The leftmost node in a binary search tree will contain the minimum element, whereas the rightmost node will contain the maximum element.
(SR 11.10) What is the time complexity of the addElement operation after modifying to implement an AVL tree?
(SRA 11.10) Keep in mind that an addElement method affects only one path of the tree, which in a balanced AVL tree has a maximum length of log n. As we have discussed previously, finding the position to insert and setting the reference is O(log n). We then have to progress back up the same path, updating the balance factors of each node (if necessary) and rotating if necessary. Updating the balance factors is an O(1) step, and rotation is also an O(1) step. Each of these will have to be done at most log n times. Therefore, addElement has time complexity 2*log n or O(log n).
(SR 11.11) What imbalance is fixed by a single right rotation?
(SRA 11.11) A single right rotation will fix the imbalance if the long path is in the left subtree of the left child of the root.
(SR 11.12) What imbalance is fixed by a leftright rotation?
(SRA 11.12) A leftright rotation will fix the imbalance if the long path is in the right subtree of the left child of the root.
(SR 11.13) What is the balance factor of an AVL tree node?
(SRA 11.13) The balance factor of an AVL tree node is the height of the right subtree minus the height of the left subtree.
(SR 11.14) In our discussion of the process for rebalancing an AVL tree, we never discussed the possibility of the balance factor of a node being either +2 or -2 and the balance factor of one of its children being either +2 or -2. Why not?
(SRA 11.14) Rebalancing an AVL tree is done after either an insertion or a deletion, and it is done starting at the affected node and work- ing up along a single path to the root. As we progress upward, we update the balance factors and rotate if necessary.

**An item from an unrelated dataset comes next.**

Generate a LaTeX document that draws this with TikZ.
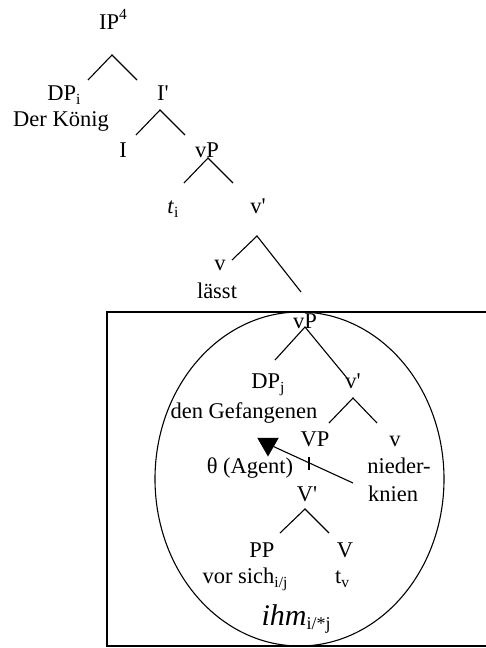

We will never encounter a situation where both a child and a parent have balance factors of +/-2 because we would have already fixed the child before we ever reached the parent.

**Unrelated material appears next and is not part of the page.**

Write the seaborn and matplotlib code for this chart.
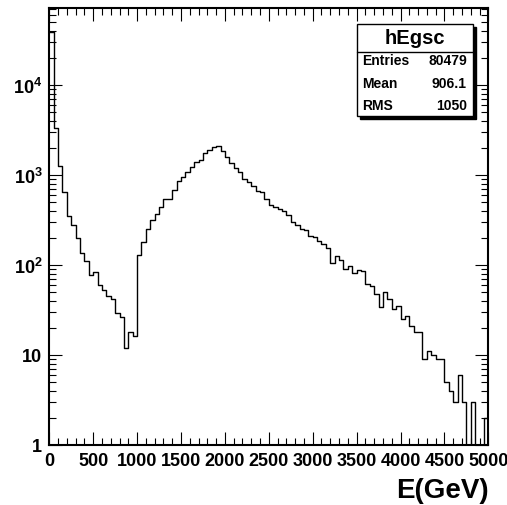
import numpy as np
import matplotlib
matplotlib.use("Agg")
import matplotlib.pyplot as plt
import seaborn as sns
from matplotlib.ticker import LogLocator, FuncFormatter, MultipleLocator, NullFormatter
from matplotlib.patches import Rectangle
from matplotlib.lines import Line2D

# hEgsc: 100 bins of 50 GeV between 0 and 5000
e_lo = 0
e_hi = 5000
n_bins = 100
counts = [39000, 3300, 1260, 640, 347, 275, 199, 135, 111, 77,
          83, 60, 53, 45, 42, 29, 26, 12, 18, 16,
          129, 180, 251, 318, 364, 437, 537, 545, 687, 858,
          943, 1071, 1237, 1406, 1469, 1742, 1910, 2064, 2080, 1850,
          1595, 1355, 1187, 1071, 902, 842, 760, 663, 652, 540,
          464, 437, 417, 394, 359, 298, 280, 251, 246, 211,
          203, 184, 171, 153, 105, 125, 113, 90, 98, 81,
          88, 86, 62, 58, 47, 34, 50, 42, 32, 35,
          25, 27, 21, 18, 18, 9, 11, 10, 9, 9,
          5, 4, 3, 6, 3, 0, 3, 0, 0, 2]
stat_names = ["Entries", "Mean", "RMS"]
stat_values = ["80479", "906.1", "1050"]
hist_name = "hEgsc"
x_title = "E(GeV)"

sns.set_theme(style="ticks")
plt.rcParams["font.family"] = ["Liberation Sans", "DejaVu Sans"]
plt.rcParams["font.weight"] = "bold"
plt.rcParams["text.color"] = "black"
plt.rcParams["axes.labelcolor"] = "black"
plt.rcParams["xtick.color"] = "black"
plt.rcParams["ytick.color"] = "black"
plt.rcParams["mathtext.fontset"] = "custom"
plt.rcParams["mathtext.rm"] = "Liberation Sans:bold"
plt.rcParams["mathtext.bf"] = "Liberation Sans:bold"
plt.rcParams["mathtext.it"] = "Liberation Sans:bold"

W, H = 507, 506
fig = plt.figure(figsize=(W / 100, H / 100), dpi=100)
fig.patch.set_facecolor("white")


def fx(x):
    return x / W


def fy(y):
    return 1 - y / H


left, right, top, bottom = 49.3, 488.3, 9, 445.7
ax = fig.add_axes([fx(left), fy(bottom), fx(right) - fx(left), fy(top) - fy(bottom)])
ax.set_facecolor("white")

width = (e_hi - e_lo) / n_bins
centers = e_lo + width * (np.arange(n_bins) + 0.5)
sns.histplot(x=centers, weights=counts, bins=n_bins, binrange=(e_lo, e_hi),
             element="step", fill=False, color="black", linewidth=1.0, ax=ax)

ax.set_yscale("log")
ax.set_xlim(e_lo, e_hi)
ax.set_ylim(1, 72000)

ax.xaxis.set_major_locator(MultipleLocator(500))
ax.xaxis.set_minor_locator(MultipleLocator(100))
ax.yaxis.set_major_locator(LogLocator(base=10))
ax.yaxis.set_minor_locator(LogLocator(base=10, subs=np.arange(2, 10)))
ax.yaxis.set_minor_formatter(NullFormatter())


def ylab(v, pos):
    p = int(round(np.log10(v)))
    if p == 0:
        return "1"
    if p == 1:
        return "10"
    return r"$10^{%d}$" % p


ax.yaxis.set_major_formatter(FuncFormatter(ylab))
ax.xaxis.set_major_formatter(FuncFormatter(lambda v, pos: "%d" % v))

ax.tick_params(which="both", direction="in", top=True, right=True,
               color="black", width=0.8, labelsize=13, labelcolor="black")
ax.tick_params(which="major", length=9.5, pad=5)
ax.tick_params(which="minor", length=5)
for lab in ax.get_xticklabels() + ax.get_yticklabels():
    lab.set_fontweight("bold")
for s in ax.spines.values():
    s.set_linewidth(1.5)
    s.set_color("black")

ax.set_ylabel("")
ax.set_xlabel(x_title, fontsize=20, fontweight="bold", loc="right", labelpad=6, color="black")

# stats box
bx0, bx1, by0, by1 = 357, 473, 25, 117
sh = 3
fig.add_artist(Rectangle((fx(bx0 + sh), fy(by1 + sh)), fx(bx1 - bx0), fy(by0) - fy(by1),
                         transform=fig.transFigure, facecolor="black", edgecolor="black", zorder=5))
fig.add_artist(Rectangle((fx(bx0), fy(by1)), fx(bx1 - bx0), fy(by0) - fy(by1),
                         transform=fig.transFigure, facecolor="white", edgecolor="black",
                         linewidth=1.0, zorder=6))
fig.add_artist(Line2D([fx(bx0), fx(bx1)], [fy(52.5), fy(52.5)], transform=fig.transFigure,
                      color="black", linewidth=1.0, zorder=7))
fig.text(fx((bx0 + bx1) / 2), fy(39), hist_name, fontsize=14.5, fontweight="bold",
         ha="center", va="center", color="black", zorder=8)
row_y = [61, 83.5, 106]
for name, val, yy in zip(stat_names, stat_values, row_y):
    fig.text(fx(362), fy(yy), name, fontsize=10, fontweight="bold", ha="left", va="center",
             color="black", zorder=8)
    fig.text(fx(467), fy(yy), val, fontsize=10, fontweight="bold", ha="right", va="center",
             color="black", zorder=8)

fig.savefig("out.png", dpi=100, facecolor="white")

(SR 11.15) We noted that the balance restriction for a red/black tree is less strict than that of an AVL tree, and yet we still claim that traversing the longest path in a red/black tree is still O(log n). Why?
(SRA 11.15) Because no red node can have a red child, at most half of the nodes in a path could be red nodes, and at least half of the nodes in a path are black. From this we can argue that the maximum height of a red/black tree is roughly 2*log n, and thus the traversal of the longest path is O(log n).

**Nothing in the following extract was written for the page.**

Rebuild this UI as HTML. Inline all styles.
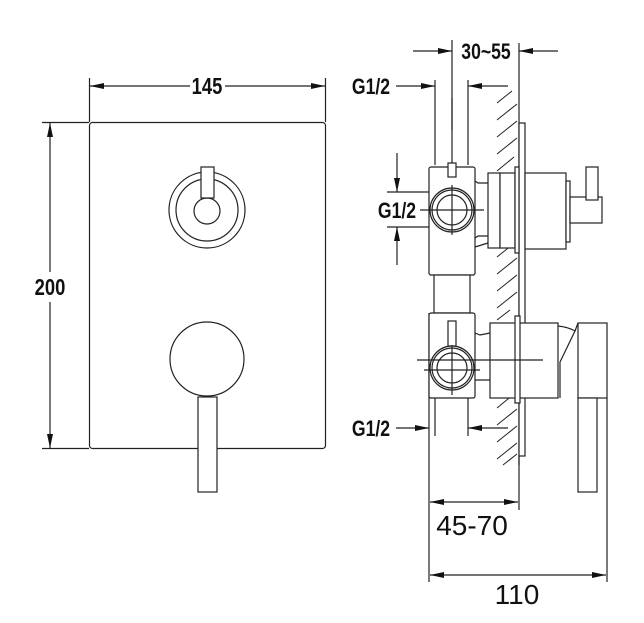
<!DOCTYPE html>
<html><head><meta charset="utf-8"><style>
html,body{margin:0;padding:0;background:#fff;}
svg{display:block;}
.b{font-family:"Liberation Sans",sans-serif;font-weight:bold;fill:#111;}
.n{font-family:"Liberation Sans",sans-serif;fill:#111;}
</style></head><body>
<svg width="644" height="623" viewBox="0 0 644 623" xmlns="http://www.w3.org/2000/svg">
<defs>
<marker id="a" markerWidth="14" markerHeight="8" refX="14" refY="4" orient="auto" markerUnits="userSpaceOnUse">
<path d="M0,1 L14,4 L0,7 Z" fill="#111"/></marker>
</defs>
<g fill="none" stroke="#222" stroke-width="1.2">
<!-- left view -->
<rect x="89.5" y="122.5" width="236" height="326" rx="3"/>
<line x1="89.5" y1="78" x2="89.5" y2="122"/>
<line x1="325.5" y1="78" x2="325.5" y2="122"/>
<line x1="190" y1="86" x2="90" y2="86" marker-end="url(#a)"/>
<line x1="225" y1="86" x2="325" y2="86" marker-end="url(#a)"/>
<line x1="42" y1="122.5" x2="89" y2="122.5"/>
<line x1="42" y1="448.5" x2="89" y2="448.5"/>
<line x1="50" y1="272" x2="50" y2="123" marker-end="url(#a)"/>
<line x1="50" y1="302" x2="50" y2="448" marker-end="url(#a)"/>
<circle cx="207" cy="210" r="38"/>
<circle cx="207" cy="210" r="31"/>
<circle cx="207" cy="211" r="13"/>
<rect x="201" y="167" width="13" height="31" fill="#fff"/>
<circle cx="207" cy="359" r="37"/>
<rect x="198" y="397" width="19" height="95" fill="#fff"/>

<!-- right view: dimensions -->
<line x1="452" y1="40" x2="452" y2="130"/>
<line x1="519" y1="43" x2="519" y2="90"/>
<line x1="413" y1="51" x2="452" y2="51" marker-end="url(#a)"/>
<line x1="558" y1="51" x2="519" y2="51" marker-end="url(#a)"/>
<line x1="396" y1="86" x2="435" y2="86" marker-end="url(#a)"/>
<line x1="508" y1="86" x2="468" y2="86" marker-end="url(#a)"/>
<line x1="435" y1="80" x2="435" y2="165"/>
<line x1="468" y1="80" x2="468" y2="165"/>
<line x1="452" y1="98" x2="452" y2="165"/>
<line x1="397" y1="153" x2="397" y2="192" marker-end="url(#a)"/>
<line x1="397" y1="265" x2="397" y2="227" marker-end="url(#a)"/>
<line x1="387" y1="192" x2="452" y2="192"/>
<line x1="387" y1="227" x2="452" y2="227"/>
<line x1="396" y1="428" x2="429" y2="428" marker-end="url(#a)"/>
<line x1="508" y1="428" x2="468" y2="428" marker-end="url(#a)"/>
<line x1="435" y1="398" x2="435" y2="436"/>
<line x1="468" y1="398" x2="468" y2="436"/>
<line x1="429" y1="313" x2="429" y2="582"/>
<line x1="519" y1="456" x2="519" y2="510"/>
<line x1="607" y1="398" x2="607" y2="582"/>
<line x1="474" y1="502" x2="430" y2="502" marker-end="url(#a)"/>
<line x1="474" y1="502" x2="518" y2="502" marker-end="url(#a)"/>
<line x1="518" y1="575" x2="430" y2="575" marker-end="url(#a)"/>
<line x1="518" y1="575" x2="606" y2="575" marker-end="url(#a)"/>

<!-- wall -->
<line x1="519" y1="90" x2="519" y2="465"/>
<g stroke-width="1">
<path d="M497,103 L512,91 M497,120 L517,104 M497,137 L517,121 M497,154 L517,138 M497,171 L514,157
M497,240 L514,226 M497,257 L517,241 M497,274 L517,258 M497,291 L517,275 M497,308 L517,292 M497,320 L510,310
M497,408 L514,394 M497,425 L517,409 M497,442 L517,426 M497,459 L517,443 M503,465 L517,454"/>
</g>
<rect x="519" y="123" width="6" height="333" fill="#fff"/>

<!-- upper body -->
<rect x="429" y="167" width="46" height="108" rx="2" fill="#fff"/>
<rect x="434" y="275" width="36" height="38" fill="#fff"/>
<rect x="448" y="163" width="8" height="14" fill="#fff"/>
<circle cx="452" cy="210" r="22" fill="#fff"/>
<circle cx="452" cy="210" r="20"/>
<circle cx="452" cy="210" r="15"/>
<line x1="420" y1="210" x2="484" y2="210"/>
<line x1="452" y1="185" x2="452" y2="235"/>
<path d="M475,181 L478,183 L488,183 M475,238 L478,236 L488,236 M475,247 L488,243"/>
<rect x="488" y="173" width="12" height="75" fill="#fff"/>
<rect x="500" y="173" width="15" height="75" fill="#fff"/>
<rect x="515" y="167" width="4" height="86" fill="#fff"/>
<rect x="525" y="173" width="41" height="76" fill="#fff"/>
<rect x="566" y="181" width="4" height="61" fill="#fff"/>
<rect x="570" y="197" width="32" height="26" fill="#fff"/>
<rect x="586" y="167" width="12" height="33" fill="#fff"/>

<!-- lower body -->
<rect x="429" y="313" width="46" height="85" rx="2" fill="#fff"/>
<rect x="448" y="321" width="8" height="25" fill="#fff"/>
<path d="M475,333 L480,335 L490,333 M475,380 L490,380"/>
<circle cx="452" cy="368" r="22" fill="#fff"/>
<circle cx="452" cy="368" r="20"/>
<circle cx="452" cy="368" r="15"/>
<line x1="424" y1="370" x2="480" y2="370"/>
<line x1="452" y1="345" x2="452" y2="395"/>
<rect x="490" y="323" width="68" height="75" fill="#fff"/>
<rect x="515" y="316" width="5" height="87" fill="#fff"/>
<line x1="417" y1="360" x2="543" y2="360"/>
<path d="M558,326 Q568,327 575,331 L560,362 L560,398"/>
<rect x="578" y="323" width="29" height="75" fill="#fff"/>
<path d="M575,331 L578,323"/>
<rect x="578" y="398" width="19" height="94" fill="#fff"/>
</g>

<!-- labels -->
<rect x="190" y="74" width="35" height="24" fill="#fff"/>
<text class="b" x="207" y="94" font-size="23" text-anchor="middle" transform="translate(207,0) scale(0.8,1) translate(-207,0)">145</text>
<rect x="30" y="272" width="40" height="30" fill="#fff"/>
<text class="b" x="50" y="295" font-size="23" text-anchor="middle" transform="translate(50,0) scale(0.8,1) translate(-50,0)">200</text>
<text class="b" x="486" y="59" font-size="22" text-anchor="middle" transform="translate(486,0) scale(0.8,1) translate(-486,0)">30~55</text>
<text class="b" x="371" y="94" font-size="22" text-anchor="middle" transform="translate(371,0) scale(0.8,1) translate(-371,0)">G1/2</text>
<text class="b" x="397" y="218" font-size="22" text-anchor="middle" transform="translate(397,0) scale(0.8,1) translate(-397,0)">G1/2</text>
<text class="b" x="371" y="436" font-size="22" text-anchor="middle" transform="translate(371,0) scale(0.8,1) translate(-371,0)">G1/2</text>
<text class="n" x="472" y="535" font-size="28" text-anchor="middle">45-70</text>
<text class="n" x="517" y="604" font-size="28" text-anchor="middle">110</text>
</svg>
</body></html>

(SR 11.2) Why are we able to specify addElement and removeElement operations for a binary search tree but unable to do so for a binary tree?
(SRA 11.2) With the added ordering property of a binary search tree, we are now able to define what the state of the tree should be after an add or remove. We were unable to define that state for a binary tree.
(SR 11.3) Assuming that the tree is balanced, what is the time complexity (order) of the addElement operation?
(SRA 11.3) If the tree is balanced, finding the insertion point for the new element will take at worst log n steps, and since inserting the element is simply a matter of setting the value of one reference, the operation is O(log n).
(SR 11.4) Without the balance assumption, what is the time complexity (order) of the addElement operation?
(SRA 11.4) Without the balance assumption, the worst case would be a degenerate tree, which is effectively a linked list. Therefore, the addElement operation would be O(n).
(SR 11.5) As stated in this chapter, a degenerate tree might actually be less efficient than a linked list. Why?
(SRA 11.5) A degenerate tree will waste space with unused references, and many of the algorithms will check for null references before following the degenerate path, thus adding steps that the linked list implementation does not have.
(SR 11.6) Our removeElement operation uses the inorder successor as the replacement for a node with two children. What would be an- other reasonable choice for the replacement?
(SRA 11.6) The best choice is the inorder successor because we are placing equal values to the right.
(SR 11.7) The removeAllOccurrences operation uses both the contains operation and the removeElement operation. What is the result- ing time complexity (order) for this operation?
(SRA 11.7) With our balance assumption, the contains operation uses the find operation, which will be rewritten in the BinarySearchTree class to take advantage of the ordering property and will be O(log n). The removeElement operation is O(log n). The while loop will iterate some constant (k) number of times, depending on how many times the given element occurs within the tree. The worst case would be that all n elements of the tree were the element to be removed, which would make the tree degenerate, and in which case the complexity would be n*2*n or O(n2). However, the expected case would be some small constant (0 <= k < n) occurrences of the element in a balanced tree, which would result in a complexity of k*2*log n or O(log n).
(SR 11.8) RemoveFirst and first were O(1) operations for our earlier implementation of an ordered list. Why are they less efficient for our BinarySearchTreeOrderedList?
(SRA 11.8) In our earlier linked implementation of an ordered list, we had a reference that kept track of the first element in the list, which made it quite simple to remove it or return it. With a binary search tree, we have to traverse to get to the leftmost element before knowing that we have the first element in the ordered list.
(SR 11.9) Why does the BinarySearchTreeOrderedList class have to define the iterator method? Why can't it just rely on the iterator method of its parent class, as it does for size and isEmpty?
(SRA 11.9) Remember that the iterators for a binary tree are all followed by which traversal order to use. That is why the iterator method for the BinarySearchTreeOrderedList class calls the iteratorInOrder method of the BinaryTree class.
(Key Concept) What is a binary search tree?
A binary search tree is a binary tree with the added property that the left child is less than the parent, which is less than or equal to the right child.
(Term) binary search tree
A binary tree with the added property that, for each node, the left child is less than the parent, which is less than or equal to the right child.
(Term) rightleft rotation
A double rotation strategy for rebalancing a tree when the long path is in the left subtree of the right child of the root.
(Term) leftright rotation
A double rotation strategy for rebalancing a tree when the long path is in the right subtree of the left child of the root.
(Key Concept) What are the ways a tree or subtree can become unbalanced?
There are only two ways in which a tree, or any subtree of a tree, can become unbalanced: through the insertion of a node and through the deletion of a node.